The heady news that my old college was in the running to win University Challenge reached me in the St Hilda’s newsletter just before Christmas.  With mounting excitement I read that ‘our unstoppable foursome’ had an ‘effortless 160 point lead’ and  ‘trounced’ the opposition!   For the first time ever, I had a taste of what my son – a Chelsea supporter – has felt most Saturdays for the last forty years.

That I should get caught up in the excitement about St Hilda’s victory makes no sense at all.  Oxford had been a major disappointment and, though I retain a mild affection for St Hilda’s itself, it is no more than that and it hasn’t increased over the years, in spite of my managing to ward off their requests for money.  Anne Elliott – my tutor, and also Val McDermid’s (more of this later) – would surely have found those begging phone calls unseemly.   Her handwritten letter, sent to each one of us as she approached retirement (or perhaps, some other occasion that threatened a present) asked that no one contribute more than three pounds.

This delicacy is typical of one of the gentlest of people and least effective of teachers. Those one-to-one tutorials (actually, one-to-two) in front of her fire, which always ended with her greeting that week’s essay with the exact same words: ‘That’s about the size of it,’ as she rekindled her cigarette in the embers, were to be recalled by generation after generation of Eng Lit students, Katherine Duncan Jones, the distinguished Shakespearean scholar, among them.

Also among them was Val McDermid, now captain of the victorious team.  She was brilliant.  Four square, as wholesome as a ripe apple, the answers bubbled out of her:  high culture, popular culture, whatever was thrown in the ring.  Not that she hogged the show.
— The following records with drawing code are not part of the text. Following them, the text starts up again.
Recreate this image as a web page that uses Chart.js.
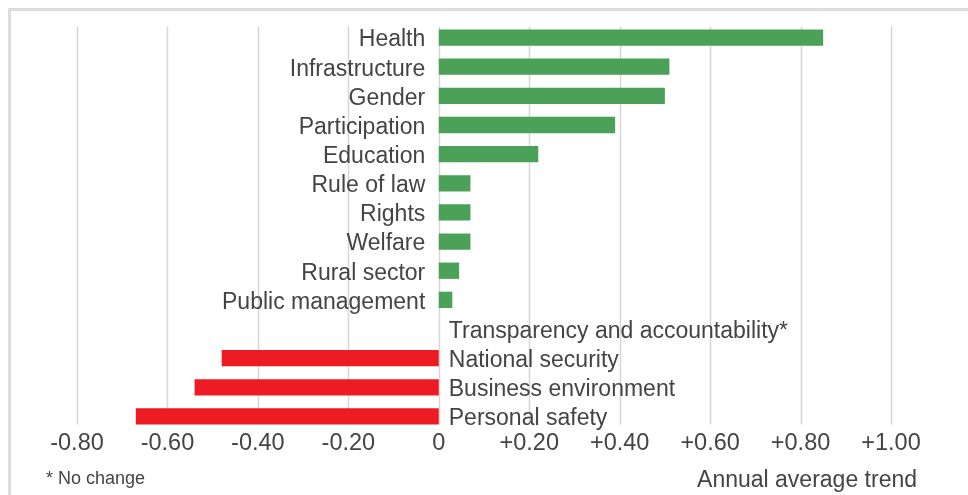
<!DOCTYPE html>
<html>
<head>
<meta charset="utf-8">
<script src="https://cdn.jsdelivr.net/npm/chart.js@4"></script>
<style>
  html, body { margin: 0; padding: 0; background: #ffffff; }
  #wrap { width: 968px; height: 495px; position: relative; }
</style>
</head>
<body>
<div id="wrap"><canvas id="c" width="968" height="495"></canvas></div>
<script>
const categories = [
  "Health", "Infrastructure", "Gender", "Participation", "Education",
  "Rule of law", "Rights", "Welfare", "Rural sector", "Public management",
  "Transparency and accountability*", "National security",
  "Business environment", "Personal safety"
];
const trendValues = [0.85, 0.51, 0.50, 0.39, 0.22, 0.07, 0.07, 0.07, 0.045, 0.03, 0, -0.48, -0.54, -0.67];
const tickValues = [-0.8, -0.6, -0.4, -0.2, 0, 0.2, 0.4, 0.6, 0.8, 1.0];
const tickLabels = ["-0.80", "-0.60", "-0.40", "-0.20", "0", "+0.20", "+0.40", "+0.60", "+0.80", "+1.00"];
const axisTitle = "Annual average trend";
const footnote = "* No change";

const GREEN = "#4aa157";
const RED = "#ed1c24";
const TEXT = "#444444";
const FONT = "'Liberation Sans', Arial, Helvetica, sans-serif";

const decorPlugin = {
  id: "decor",
  beforeDatasetsDraw(chart) {
    const ctx = chart.ctx;
    const x = chart.scales.x;
    const y = chart.scales.y;
    const top = y.getPixelForValue(0) - 11;
    const bottom = y.getPixelForValue(categories.length - 1) + 8;
    ctx.save();
    // frame
    ctx.strokeStyle = "#dcdcdc";
    ctx.lineWidth = 3;
    ctx.beginPath();
    ctx.moveTo(9.5, 500);
    ctx.lineTo(9.5, 9.5);
    ctx.lineTo(970, 9.5);
    ctx.stroke();
    // gridlines
    ctx.strokeStyle = "#d6d6d6";
    ctx.lineWidth = 1.5;
    tickValues.forEach(v => {
      const px = Math.round(x.getPixelForValue(v)) + 0.5;
      ctx.beginPath();
      ctx.moveTo(px, top);
      ctx.lineTo(px, bottom);
      ctx.stroke();
    });
    ctx.restore();
  },
  afterDatasetsDraw(chart) {
    const ctx = chart.ctx;
    const x = chart.scales.x;
    const y = chart.scales.y;
    const zero = x.getPixelForValue(0);
    ctx.save();
    ctx.fillStyle = TEXT;
    ctx.font = "23px " + FONT;
    ctx.textBaseline = "middle";
    categories.forEach((c, i) => {
      const py = y.getPixelForValue(i) + 2.5;
      if (trendValues[i] > 0) {
        ctx.textAlign = "right";
        ctx.fillText(c, zero - 13.5, py);
      } else {
        ctx.textAlign = "left";
        ctx.fillText(c, zero + 10, py);
      }
    });
    ctx.textBaseline = "alphabetic";
    ctx.textAlign = "right";
    ctx.font = "23px " + FONT;
    ctx.fillText(axisTitle, 917, 487);
    ctx.textAlign = "left";
    ctx.font = "18px " + FONT;
    ctx.fillText(footnote, 46, 484);
    ctx.restore();
  }
};

new Chart(document.getElementById("c"), {
  type: "bar",
  data: {
    labels: categories,
    datasets: [{
      data: trendValues,
      backgroundColor: trendValues.map(v => v < 0 ? RED : GREEN),
      borderWidth: 0,
      barPercentage: 0.56,
      categoryPercentage: 1.0
    }]
  },
  options: {
    indexAxis: "y",
    responsive: false,
    animation: false,
    devicePixelRatio: 1,
    layout: { padding: { left: 77, right: 77, top: 23, bottom: 0 } },
    plugins: { legend: { display: false }, tooltip: { enabled: false } },
    scales: {
      y: { display: false },
      x: {
        min: -0.8,
        max: 1.0,
        grid: { display: false, drawTicks: false },
        border: { display: false },
        afterBuildTicks(s) { s.ticks = tickValues.map(v => ({ value: v })); },
        afterFit(s) { s.height = 64; },
        ticks: {
          padding: -2,
          color: TEXT,
          font: { family: FONT, size: 23.5 },
          maxRotation: 0,
          autoSkip: false,
          callback: (v) => tickLabels[tickValues.findIndex(t => Math.abs(t - v) < 1e-9)]
        }
      }
    }
  },
  plugins: [decorPlugin]
});
</script>
</body>
</html>
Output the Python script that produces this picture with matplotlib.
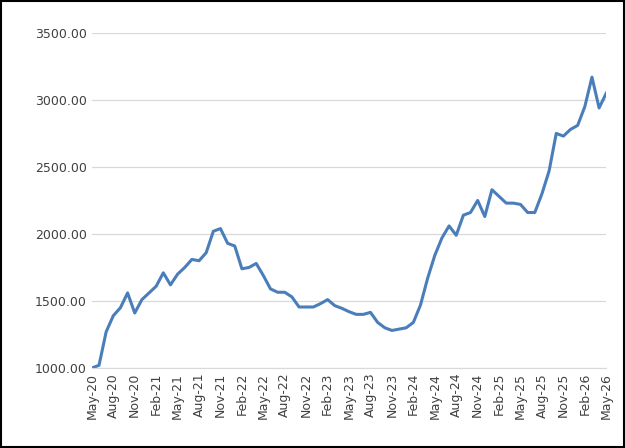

She just held it together.

Even as I watched this now celebrated alumna of St Hilda’s, I remembered her account – come across, I know not where – of arriving at Anne Elliott’s for the weekly tutorial, all fired up at having discovered the writings of Kate Millet, and Miss Elliott, who did not even consider the novel worthy of study, allowing her to let off steam before saying, gently, ‘Well, dear, perhaps it is time to get back to Wordsworth.’

Which she did.  But that isn’t where she was to stay forever after:  and if she hadn’t known who Oor Wallie and the Bruins were, I would never have experienced the thrill of my team winning.